I found an article with a suggestion that requires more work than I would ordinarily go to, but it must make an elegant looking meal: Pound a pork tenderloin until it's flat. Top it with chopped vegetables and plenty of cheese. Roll it up, and cook it. The recipe doesn't specify just how. Roasting would seem appropriate.

From a nutritional standpoint, that recipe has one significant problem. The cheese makes it excessively fatty. Blending the vegetables with mashed potatoes and any suitable herbs and spices would accomplish the same thing. Of course, using beef, turkey, or chicken would work just as well as pork.

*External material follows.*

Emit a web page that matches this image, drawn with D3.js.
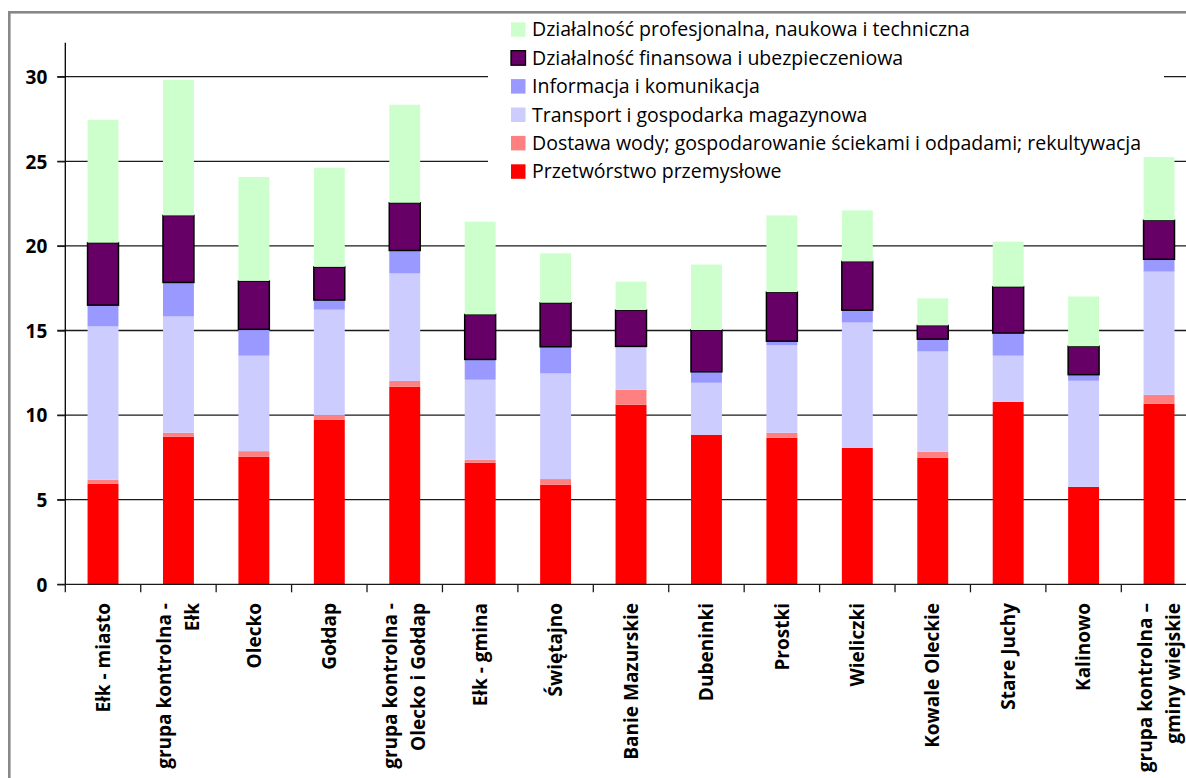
<!DOCTYPE html>
<html lang="pl">
<head>
<meta charset="utf-8">
<title>Struktura - wykres</title>
<style>
  body { margin: 0; background: #fff; }
  svg { display: block; }
  .tick_y { font-family: "Open Sans", sans-serif; font-weight: bold; font-size: 19px; }
  .tick_x { font-family: "Open Sans", sans-serif; font-weight: bold; font-size: 19px; }
  .legend_text { font-family: "Open Sans", sans-serif; font-size: 19.5px; }
</style>
<script src="https://cdn.jsdelivr.net/npm/d3@7"></script>
</head>
<body>
<script>

var w = 1186;
var h = 778;

// categories (label lines)
var categories = [
  ['Ełk - miasto'],
  ['grupa kontrolna -', 'Ełk'],
  ['Olecko'],
  ['Gołdap'],
  ['grupa kontrolna -', 'Olecko i Gołdap'],
  ['Ełk - gmina'],
  ['Świętajno'],
  ['Banie Mazurskie'],
  ['Dubeninki'],
  ['Prostki'],
  ['Wieliczki'],
  ['Kowale Oleckie'],
  ['Stare Juchy'],
  ['Kalinowo'],
  ['grupa kontrolna –', 'gminy wiejskie']
];

// series, bottom to top
var przetworstwo = [5.94, 8.72, 7.53, 9.72, 11.68, 7.18, 5.88, 10.61, 8.84, 8.66, 8.07, 7.48, 10.79, 5.76, 10.67];
var dostawa      = [0.24, 0.24, 0.34, 0.28, 0.34, 0.18, 0.34, 0.89, 0.00, 0.30, 0.00, 0.36, 0.00, 0.00, 0.53];
var transport    = [9.06, 6.87, 5.64, 6.23, 6.35, 4.73, 6.24, 2.52, 3.07, 5.17, 7.40, 5.92, 2.72, 6.27, 7.28];
var informacja   = [1.26, 2.01, 1.56, 0.57, 1.36, 1.20, 1.58, 0.04, 0.65, 0.24, 0.73, 0.73, 1.34, 0.36, 0.73];
var finansowa    = [3.69, 3.96, 2.86, 1.96, 2.82, 2.66, 2.60, 2.15, 2.47, 2.90, 2.88, 0.81, 2.74, 1.68, 2.31];
var profesjonalna= [7.26, 8.01, 6.14, 5.86, 5.79, 5.48, 2.92, 1.68, 3.87, 4.53, 3.02, 1.60, 2.66, 2.94, 3.73];

var y_ticks = [0, 5, 10, 15, 20, 25, 30];

var series = [
  {key: 'prz', name: 'Przetwórstwo przemysłowe', values: przetworstwo, color: '#ff0000'},
  {key: 'dos', name: 'Dostawa wody; gospodarowanie ściekami i odpadami; rekultywacja', values: dostawa, color: '#ff8080'},
  {key: 'tra', name: 'Transport i gospodarka magazynowa', values: transport, color: '#ccccff'},
  {key: 'inf', name: 'Informacja i komunikacja', values: informacja, color: '#9999ff'},
  {key: 'fin', name: 'Działalność finansowa i ubezpieczeniowa', values: finansowa, color: '#660066', stroke: '#000'},
  {key: 'pro', name: 'Działalność profesjonalna, naukowa i techniczna', values: profesjonalna, color: '#ccffcc'}
];

var rows = categories.map(function(c, i) {
  var r = {i: i};
  series.forEach(function(s) { r[s.key] = s.values[i]; });
  return r;
});

var stacked = d3.stack().keys(series.map(function(s) { return s.key; }))(rows);

var svg = d3.select('body').append('svg')
  .attr('width', w)
  .attr('height', h);

// plot area
var x0 = 65.3, x1 = 65.3 + 15 * 75.43;
var yBottom = 584.3, yTop = 76.7;

var xScale = d3.scaleBand()
  .domain(d3.range(categories.length))
  .range([x0, x1])
  .paddingInner(0.59)
  .paddingOuter(0.295);

var yScale = d3.scaleLinear()
  .domain([0, 30])
  .range([yBottom, yTop]);

// gridlines
svg.append('g')
  .selectAll('line')
  .data(y_ticks.filter(function(d) { return d > 0; }))
  .enter()
  .append('line')
  .attr('x1', x0 - 8)
  .attr('x2', x1)
  .attr('y1', function(d) { return yScale(d); })
  .attr('y2', function(d) { return yScale(d); })
  .attr('stroke', '#1a1a1a')
  .attr('stroke-width', 1.3);

// legend background sits over the gridlines but under the bars
var legend = svg.append('g');
legend.append('rect')
  .attr('x', 488).attr('y', 14)
  .attr('width', 1164 - 488).attr('height', 176)
  .attr('fill', '#fff');

// bars
var layers = svg.append('g')
  .selectAll('g')
  .data(stacked)
  .enter()
  .append('g')
  .attr('fill', function(d, i) { return series[i].color; });

layers.selectAll('rect')
  .data(function(d, i) { return d.map(function(p) { return {p: p, s: series[i]}; }); })
  .enter()
  .append('rect')
  .attr('x', function(d) { return xScale(d.p.data.i); })
  .attr('width', xScale.bandwidth())
  .attr('y', function(d) { return yScale(d.p[1]); })
  .attr('height', function(d) { return yScale(d.p[0]) - yScale(d.p[1]); })
  .attr('stroke', function(d) { return d.s.stroke || 'none'; })
  .attr('stroke-width', function(d) { return d.s.stroke ? 1.5 : 0; });

// y axis
var yAxis = d3.axisLeft(yScale)
  .tickValues(y_ticks)
  .tickSize(8)
  .tickPadding(10);

var gy = svg.append('g')
  .attr('transform', 'translate(' + x0 + ',0)')
  .call(yAxis);
gy.select('.domain')
  .attr('d', 'M0,' + 42.7 + 'V' + yBottom)
  .attr('stroke', '#000')
  .attr('stroke-width', 1.3);
gy.selectAll('.tick line').attr('stroke', '#1a1a1a').attr('stroke-width', 1.3);
gy.selectAll('.tick text')
  .attr('class', 'tick_y')
  .attr('fill', '#000')
  .attr('dy', '0.36em')
  .attr('x', -18);

// x axis line + ticks at category boundaries
var bounds = d3.range(categories.length + 1).map(function(i) {
  return x0 + i * xScale.step();
});
svg.append('line')
  .attr('x1', x0 - 8).attr('x2', x1)
  .attr('y1', yBottom).attr('y2', yBottom)
  .attr('stroke', '#1a1a1a').attr('stroke-width', 1.3);
svg.append('g')
  .selectAll('line')
  .data(bounds)
  .enter()
  .append('line')
  .attr('x1', function(d) { return d; })
  .attr('x2', function(d) { return d; })
  .attr('y1', yBottom)
  .attr('y2', yBottom + 8)
  .attr('stroke', '#1a1a1a')
  .attr('stroke-width', 1.3);

// x labels (rotated)
var lineGap = 28;
var labels = svg.append('g')
  .selectAll('text')
  .data(categories)
  .enter()
  .append('text')
  .attr('class', 'tick_x')
  .attr('text-anchor', 'end')
  .attr('transform', function(d, i) {
    var cx = xScale(i) + xScale.bandwidth() / 2;
    return 'translate(' + cx + ',603) rotate(-90)';
  });

labels.selectAll('tspan')
  .data(function(d) { return d.map(function(t, j) { return {t: t, j: j, n: d.length}; }); })
  .enter()
  .append('tspan')
  .attr('x', 0)
  .attr('y', function(d) { return (d.j - (d.n - 1) / 2) * lineGap; })
  .attr('dy', '0.35em')
  .text(function(d) { return d.t; });

// legend entries
var legendItems = legend.selectAll('g')
  .data(series.slice().reverse())
  .enter()
  .append('g')
  .attr('transform', function(d, i) { return 'translate(511,' + (22.3 + i * 28.4) + ')'; });

legendItems.append('rect')
  .attr('width', 14.5).attr('height', 14.5)
  .attr('fill', function(d) { return d.color; })
  .attr('stroke', function(d) { return d.stroke || 'none'; })
  .attr('stroke-width', 1.3);

legendItems.append('text')
  .attr('class', 'legend_text')
  .attr('x', 21)
  .attr('y', 14)
  .text(function(d) { return d.name; });

// outer border (chart area, clipped by the page)
svg.append('rect')
  .attr('x', 9.3).attr('y', 12.3)
  .attr('width', 1300).attr('height', 900)
  .attr('fill', 'none')
  .attr('stroke', '#888')
  .attr('stroke-width', 2.6);

</script>
</body>
</html>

If you want to go to the effort of pounding the meat, you can make the dish with nearly infinite combinations of meat and vegetables. Try mashing rutabagas or turnips instead of potatoes to be extra sneaky!

There's tofu in the icing for this vegan cupcake!
There's tofu in the icing for this vegan cupcake!

Disguising tofu

Here's an article about tofu Andy Fox should know about--except, of course, that would ruin a good standing joke. It concerns cooking tofu and has only a few paragraphs on disguising it. (The link goes to a full page of a newspaper. You will need to move the little purple box in the upper right-hand part of the screen--very carefully--in order to read it.)

You can puree tofu, too. Use it in salad dressings, dips, spreads, and sauces. It makes a good substitute for eggs in cake recipes. I have long known that you can substitute apple sauce measure-for-measure for the oil in anything I bake; apparently whipped tofu can serve the same purpose. (I also use soy milk for baking; I can't make myself drink anything that gray.)

The article even mentions making banana pudding, Key lime pie, and cheesecake with tofu, although it gives a recipe only for the latter. Here's the recipe for the cupcake at right.

Imagine that! Sneaking vegetable nutrition into dessert! What will become of overweight if that ever catches on?